Ungefähr 2021 machte ein Versuchsprojekt des Schweizer Glaziologen Felix Keller Schlagzeilen, bei dem es um die rein durch Druck von Schmelzwasser betriebene künstliche Beschneiung des Vadret da Morteratsch ging, um das Abschmelzen des Gletschers durch die schützende Schneeschicht zu verlangsamen. Auf den ersten Blick ein nahezu aussichtsloses, teures Vorhaben, welches einige Kritik nach sich zog.

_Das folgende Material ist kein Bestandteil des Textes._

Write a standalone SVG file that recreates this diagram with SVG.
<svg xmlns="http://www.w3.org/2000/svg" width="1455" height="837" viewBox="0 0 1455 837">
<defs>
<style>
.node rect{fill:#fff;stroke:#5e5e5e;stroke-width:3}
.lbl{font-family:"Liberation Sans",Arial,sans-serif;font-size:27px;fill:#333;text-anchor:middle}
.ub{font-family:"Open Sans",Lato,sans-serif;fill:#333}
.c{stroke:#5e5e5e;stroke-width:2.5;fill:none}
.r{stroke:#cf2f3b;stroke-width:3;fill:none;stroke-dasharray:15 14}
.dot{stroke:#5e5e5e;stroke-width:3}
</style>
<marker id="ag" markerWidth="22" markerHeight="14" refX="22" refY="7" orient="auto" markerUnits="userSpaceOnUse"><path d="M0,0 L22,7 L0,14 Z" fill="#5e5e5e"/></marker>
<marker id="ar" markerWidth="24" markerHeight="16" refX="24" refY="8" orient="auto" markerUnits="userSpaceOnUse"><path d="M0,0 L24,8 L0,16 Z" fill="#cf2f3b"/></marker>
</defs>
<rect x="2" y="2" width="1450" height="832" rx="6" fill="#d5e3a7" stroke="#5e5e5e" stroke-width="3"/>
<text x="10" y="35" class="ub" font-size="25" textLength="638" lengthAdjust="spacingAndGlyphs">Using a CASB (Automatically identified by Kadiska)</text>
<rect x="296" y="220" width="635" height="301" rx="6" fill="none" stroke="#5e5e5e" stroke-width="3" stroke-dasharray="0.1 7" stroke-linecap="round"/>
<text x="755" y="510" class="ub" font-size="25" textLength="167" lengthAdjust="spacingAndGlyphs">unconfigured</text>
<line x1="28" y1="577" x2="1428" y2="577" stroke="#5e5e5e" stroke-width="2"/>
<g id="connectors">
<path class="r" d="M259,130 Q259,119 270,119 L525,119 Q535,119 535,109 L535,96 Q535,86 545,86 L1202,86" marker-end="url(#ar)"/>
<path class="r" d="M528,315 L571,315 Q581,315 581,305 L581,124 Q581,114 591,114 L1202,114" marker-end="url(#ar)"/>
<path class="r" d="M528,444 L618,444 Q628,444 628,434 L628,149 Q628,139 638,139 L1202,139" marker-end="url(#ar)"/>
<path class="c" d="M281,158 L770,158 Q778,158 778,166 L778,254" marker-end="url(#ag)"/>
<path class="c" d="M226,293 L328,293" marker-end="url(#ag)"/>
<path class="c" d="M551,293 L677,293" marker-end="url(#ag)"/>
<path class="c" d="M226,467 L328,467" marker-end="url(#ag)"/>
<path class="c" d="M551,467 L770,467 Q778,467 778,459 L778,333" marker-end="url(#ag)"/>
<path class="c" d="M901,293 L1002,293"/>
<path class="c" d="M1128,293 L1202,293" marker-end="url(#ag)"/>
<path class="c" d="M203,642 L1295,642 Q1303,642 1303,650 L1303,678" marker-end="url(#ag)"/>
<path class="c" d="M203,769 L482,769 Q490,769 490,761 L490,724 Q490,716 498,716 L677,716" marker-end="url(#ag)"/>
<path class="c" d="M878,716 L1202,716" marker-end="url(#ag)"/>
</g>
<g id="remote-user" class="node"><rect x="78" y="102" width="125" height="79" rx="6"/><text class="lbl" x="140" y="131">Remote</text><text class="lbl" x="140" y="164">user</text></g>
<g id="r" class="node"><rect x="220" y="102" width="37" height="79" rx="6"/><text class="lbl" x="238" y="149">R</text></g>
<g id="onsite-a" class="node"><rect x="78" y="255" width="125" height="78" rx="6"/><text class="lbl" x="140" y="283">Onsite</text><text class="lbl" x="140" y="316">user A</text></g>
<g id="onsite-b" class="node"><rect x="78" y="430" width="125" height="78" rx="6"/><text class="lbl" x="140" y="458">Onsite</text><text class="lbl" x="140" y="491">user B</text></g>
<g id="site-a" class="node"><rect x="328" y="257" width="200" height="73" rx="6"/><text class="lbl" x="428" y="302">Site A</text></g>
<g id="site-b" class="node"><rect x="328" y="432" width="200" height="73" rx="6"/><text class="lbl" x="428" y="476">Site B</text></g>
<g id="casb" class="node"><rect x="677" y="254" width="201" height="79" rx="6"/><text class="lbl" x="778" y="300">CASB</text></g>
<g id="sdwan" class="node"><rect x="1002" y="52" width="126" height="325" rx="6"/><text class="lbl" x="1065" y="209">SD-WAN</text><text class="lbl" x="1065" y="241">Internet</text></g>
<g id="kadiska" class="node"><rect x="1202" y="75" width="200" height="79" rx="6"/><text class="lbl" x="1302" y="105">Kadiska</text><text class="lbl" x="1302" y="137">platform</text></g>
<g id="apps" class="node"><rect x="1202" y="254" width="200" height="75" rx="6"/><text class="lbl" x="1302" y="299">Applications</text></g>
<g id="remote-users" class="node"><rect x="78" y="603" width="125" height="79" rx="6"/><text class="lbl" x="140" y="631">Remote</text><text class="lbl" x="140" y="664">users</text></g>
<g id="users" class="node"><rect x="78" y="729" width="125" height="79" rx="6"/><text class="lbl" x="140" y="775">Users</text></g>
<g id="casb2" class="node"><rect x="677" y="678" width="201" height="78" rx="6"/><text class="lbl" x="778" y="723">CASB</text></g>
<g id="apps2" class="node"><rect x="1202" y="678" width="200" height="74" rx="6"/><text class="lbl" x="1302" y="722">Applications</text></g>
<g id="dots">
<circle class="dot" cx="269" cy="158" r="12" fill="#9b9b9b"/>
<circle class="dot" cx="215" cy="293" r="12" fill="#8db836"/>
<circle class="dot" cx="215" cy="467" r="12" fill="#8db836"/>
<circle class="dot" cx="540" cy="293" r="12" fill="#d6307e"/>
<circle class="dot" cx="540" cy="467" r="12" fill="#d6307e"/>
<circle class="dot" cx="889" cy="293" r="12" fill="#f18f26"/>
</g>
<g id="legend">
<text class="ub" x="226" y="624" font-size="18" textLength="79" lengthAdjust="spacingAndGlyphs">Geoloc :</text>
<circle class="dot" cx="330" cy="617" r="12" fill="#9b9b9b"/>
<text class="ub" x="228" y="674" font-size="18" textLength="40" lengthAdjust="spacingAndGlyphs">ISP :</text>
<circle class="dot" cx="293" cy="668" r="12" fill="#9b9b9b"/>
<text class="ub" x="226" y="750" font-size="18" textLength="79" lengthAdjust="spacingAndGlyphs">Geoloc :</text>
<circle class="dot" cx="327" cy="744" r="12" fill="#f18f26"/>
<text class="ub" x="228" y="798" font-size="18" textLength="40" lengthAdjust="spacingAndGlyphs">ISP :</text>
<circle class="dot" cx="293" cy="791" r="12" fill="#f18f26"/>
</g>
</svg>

Auf den zweiten Blick wird man sich in Zukunft jedoch fragen müssen, ob die vermeintlich gesunde Natur oder die Trinkwasserversorgung als wichtiger zu erachten ist – und welche Optionen alternativ überhaupt bestehen.
Gletscher im Klimawandel sind unübersehbare Indikatoren für die Erderwärmung
Der weltweite Gletscherschwund betrifft – und das kann man bei weit über einer Milliarde direkt und indirekt vom Gletscherwasser abhängiger Menschen so sagen – uns alle. Wir können die Gletscher als einen der am besten und einfachsten sichtbaren Indikator für die menschgemachte Klimaerwärmung ansehen. Der Zugang zu diesen monumentalen Bauwerken der Natur ist für viele Menschen einfach, der Zusammenhang „warm bedeutet Eis schmilzt, wärmer bedeutet Eis schmilzt schneller“ für jeden fassbar und verständlich.

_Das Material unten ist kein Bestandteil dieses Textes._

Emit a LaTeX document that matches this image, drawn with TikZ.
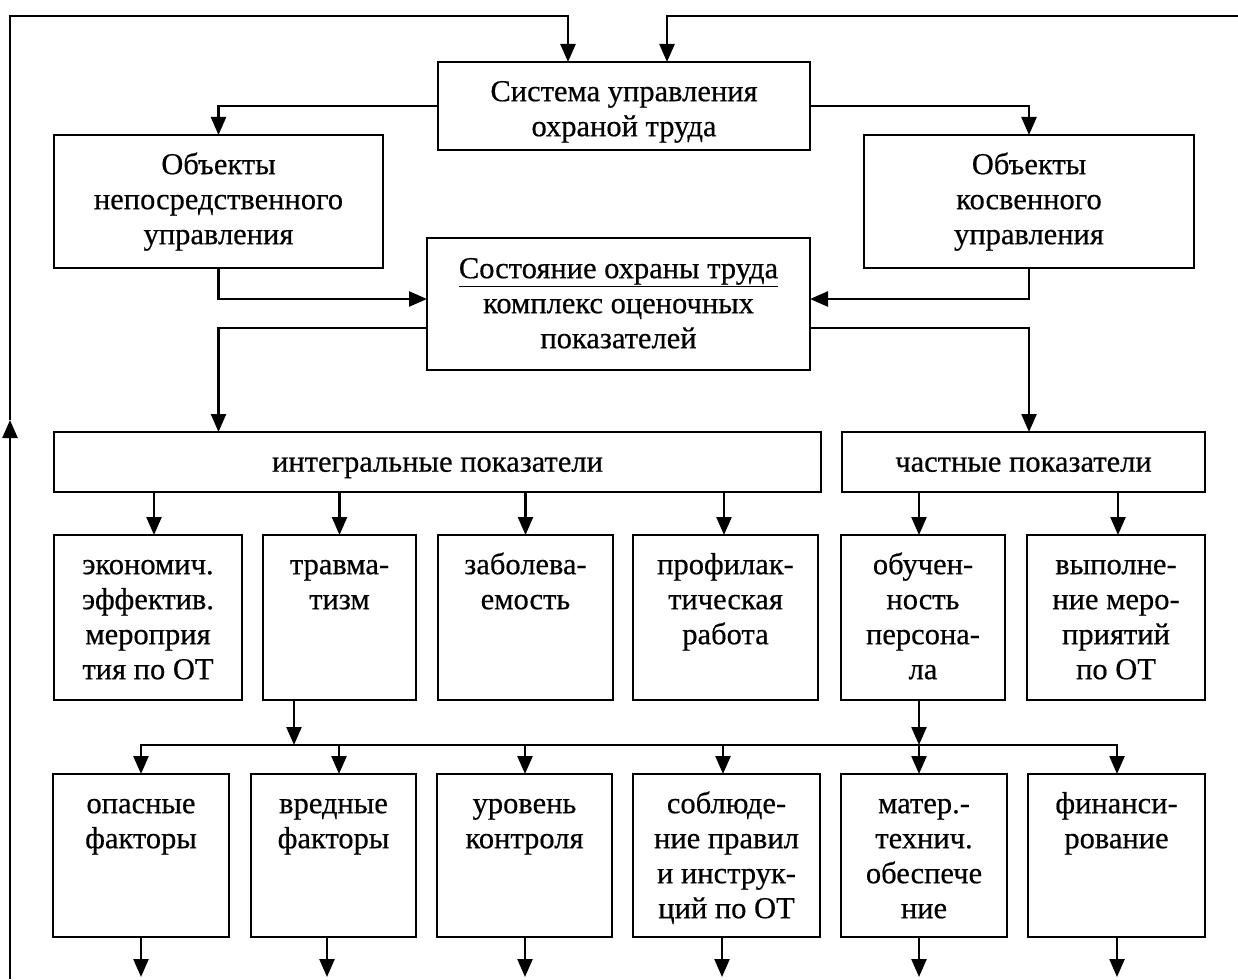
\documentclass[tikz,border=0pt]{standalone}
\usepackage{fontspec}
\setmainfont{Liberation Serif}[FakeBold=0.5]
\usetikzlibrary{arrows.meta,calc}
\begin{document}
\begin{tikzpicture}[x=1pt,y=-1pt,line width=2.4pt,
  box/.style={draw,line width=2.4pt,inner sep=0pt,outer sep=0pt},
  lbl/.style={inner sep=0pt,anchor=north,align=center,font=\fontsize{30.5}{35}\selectfont},
  arr/.style={-{Triangle[width=15pt,length=18pt]},line width=2.4pt},
  arrtwo/.style={{Triangle[width=15pt,length=18pt]}-{Triangle[width=15pt,length=18pt]},line width=2.4pt}]
\useasboundingbox (0,0) rectangle (1238,979);
% top level
\node[box,minimum width=372pt,minimum height=88pt] (sys) at (624,106) {};
\node[box,minimum width=329pt,minimum height=133pt] (objL) at (218.5,201.5) {};
\node[box,minimum width=330pt,minimum height=133pt] (objR) at (1029,201.5) {};
\node[box,minimum width=383pt,minimum height=132pt] (sost) at (618.5,304) {};
\node[box,minimum width=767pt,minimum height=60pt] (integ) at (437.5,462) {};
\node[box,minimum width=363pt,minimum height=60pt] (chast) at (1023.5,462) {};
\node[lbl] (tsys) at ([yshift=-13.5pt]sys.north) {\strut Система управления\\охраной труда};
\node[lbl] (tobjL) at ([yshift=-13.5pt]objL.north) {\strut Объекты\\непосредственного\\управления};
\node[lbl] (tobjR) at ([yshift=-13.5pt]objR.north) {\strut Объекты\\косвенного\\управления};
\node[lbl] (tsost) at ([yshift=-14.5pt]sost.north) {\strut\underline{Состояние охраны труда}\\комплекс оценочных\\показателей};
\node[lbl] (tinteg) at ([yshift=-14pt]integ.north) {\strut интегральные показатели};
\node[lbl] (tchast) at ([yshift=-14pt]chast.north) {\strut частные показатели};
% row 2
\node[box,minimum width=188pt,minimum height=165pt] (econ) at (148,617.5) {};
\node[box,minimum width=153pt,minimum height=165pt] (trav) at (339.5,617.5) {};
\node[box,minimum width=175pt,minimum height=165pt] (zab) at (525.5,617.5) {};
\node[box,minimum width=185pt,minimum height=165pt] (prof) at (725.5,617.5) {};
\node[box,minimum width=164pt,minimum height=165pt] (obuch) at (923,617.5) {};
\node[box,minimum width=178pt,minimum height=165pt] (vyp) at (1116,617.5) {};
\node[lbl] (tecon) at ([yshift=-13.5pt]econ.north) {\strut экономич.\\эффектив.\\мероприя\\тия по ОТ};
\node[lbl] (ttrav) at ([yshift=-13.5pt]trav.north) {\strut травма-\\тизм};
\node[lbl] (tzab) at ([yshift=-13.5pt]zab.north) {\strut заболева-\\емость};
\node[lbl] (tprof) at ([yshift=-13.5pt]prof.north) {\strut профилак-\\тическая\\работа};
\node[lbl] (tobuch) at ([yshift=-13.5pt]obuch.north) {\strut обучен-\\ность\\персона-\\ла};
\node[lbl] (tvyp) at ([yshift=-13.5pt]vyp.north) {\strut выполне-\\ние меро-\\приятий\\по ОТ};
% row 3
\node[box,minimum width=176pt,minimum height=163pt] (opas) at (141,855.5) {};
\node[box,minimum width=165pt,minimum height=163pt] (vred) at (333.5,855.5) {};
\node[box,minimum width=175pt,minimum height=163pt] (urov) at (524.5,855.5) {};
\node[box,minimum width=187pt,minimum height=163pt] (sobl) at (726.5,855.5) {};
\node[box,minimum width=166pt,minimum height=163pt] (mater) at (924,855.5) {};
\node[box,minimum width=177pt,minimum height=163pt] (fin) at (1116.5,855.5) {};
\node[lbl] (topas) at ([yshift=-13.5pt]opas.north) {\strut опасные\\факторы};
\node[lbl] (tvred) at ([yshift=-13.5pt]vred.north) {\strut вредные\\факторы};
\node[lbl] (turov) at ([yshift=-13.5pt]urov.north) {\strut уровень\\контроля};
\node[lbl] (tsobl) at ([yshift=-13.5pt]sobl.north) {\strut соблюде-\\ние правил\\и инструк-\\ций по ОТ};
\node[lbl] (tmater) at ([yshift=-13.5pt]mater.north) {\strut матер.-\\технич.\\обеспече\\ние};
\node[lbl] (tfin) at ([yshift=-13.5pt]fin.north) {\strut финанси-\\рование};
% feedback loop
\coordinate (fbB) at (10,979);
\coordinate (fbM) at (10,420);
\coordinate (fbT) at (10,16);
\coordinate (frR) at (1238,16);
\draw[arr] (fbB) -- (fbM);
\draw[arr] (fbM) -- (fbT) -- ([xshift=-56pt]sys.north |- fbT) -- ([xshift=-56pt]sys.north);
\draw[arr] (frR) -- ([xshift=43pt]sys.north |- frR) -- ([xshift=43pt]sys.north);
% top connectors
\draw[arr] (sys.west) -| (objL.north);
\draw[arr] (sys.east) -| (objR.north);
\draw[arr] (objL.south) |- ([yshift=5pt]sost.west);
\draw[arr] (objR.south) |- ([yshift=5pt]sost.east);
\draw[arr] ([yshift=-24pt]sost.west) -| (integ.north -| objL.south);
\draw[arr] ([yshift=-24pt]sost.east) -| (chast.north -| objR.south);
% to row 2
\draw[arr] ([xshift=6pt]econ.north |- integ.south) -- ([xshift=6pt]econ.north);
\draw[arr] (trav.north |- integ.south) -- (trav.north);
\draw[arr] (zab.north |- integ.south) -- (zab.north);
\draw[arr] ([xshift=-1.5pt]prof.north |- integ.south) -- ([xshift=-1.5pt]prof.north);
\draw[arr] ([xshift=-4pt]obuch.north |- chast.south) -- ([xshift=-4pt]obuch.north);
\draw[arr] ([xshift=2pt]vyp.north |- chast.south) -- ([xshift=2pt]vyp.north);
% bus
\coordinate (bus) at (0,745);
\draw[arr] ([xshift=-45.5pt]trav.south) -- ([xshift=-45.5pt]trav.south |- bus);
\draw[arr] ([xshift=-4pt]obuch.south) -- ([xshift=-4pt]obuch.south |- bus);
\draw[arrtwo] (opas.north) -- (opas.north |- bus) -- ([xshift=0.5pt]fin.north |- bus) -- ([xshift=0.5pt]fin.north);
\draw[arr] ([xshift=5.5pt]vred.north |- bus) -- ([xshift=5.5pt]vred.north);
\draw[arr] ([xshift=0.5pt]urov.north |- bus) -- ([xshift=0.5pt]urov.north);
\draw[arr] ([xshift=-3.5pt]sobl.north |- bus) -- ([xshift=-3.5pt]sobl.north);
\draw[arr] ([xshift=-5pt]mater.north |- bus) -- ([xshift=-5pt]mater.north);
% bottom outputs
\coordinate (bot) at (0,977);
\draw[arr] (opas.south) -- (opas.south |- bot);
\draw[arr] ([xshift=-6.5pt]vred.south) -- ([xshift=-6.5pt]vred.south |- bot);
\draw[arr] ([xshift=0.5pt]urov.south) -- ([xshift=0.5pt]urov.south |- bot);
\draw[arr] ([xshift=-4.5pt]sobl.south) -- ([xshift=-4.5pt]sobl.south |- bot);
\draw[arr] ([xshift=-5pt]mater.south) -- ([xshift=-5pt]mater.south |- bot);
\draw[arr] ([xshift=0.5pt]fin.south) -- ([xshift=0.5pt]fin.south |- bot);
\end{tikzpicture}
\end{document}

Es bleibt zu hoffen, dass wir Gletscher nicht mehr nur als kurze Sightseeing-Attraktionen wahrnehmen, sondern aus den Beobachtungen unsere Schlüsse ziehen und diese in das eigene Handeln im Sinne der Nachhaltigkeit mit einfliessen lassen. Das kann bei der Ferienplanung anfangen, auf dem täglichen Weg zur Arbeit oder beim Einkaufen von Lebensmitteln. Denn eine deutlichere Warnung werden wir vermutlich nicht mehr erhalten, ohne das eine ungleich unmittelbarere Auswirkung auf jeden Einzelnen von uns zu erwarten ist.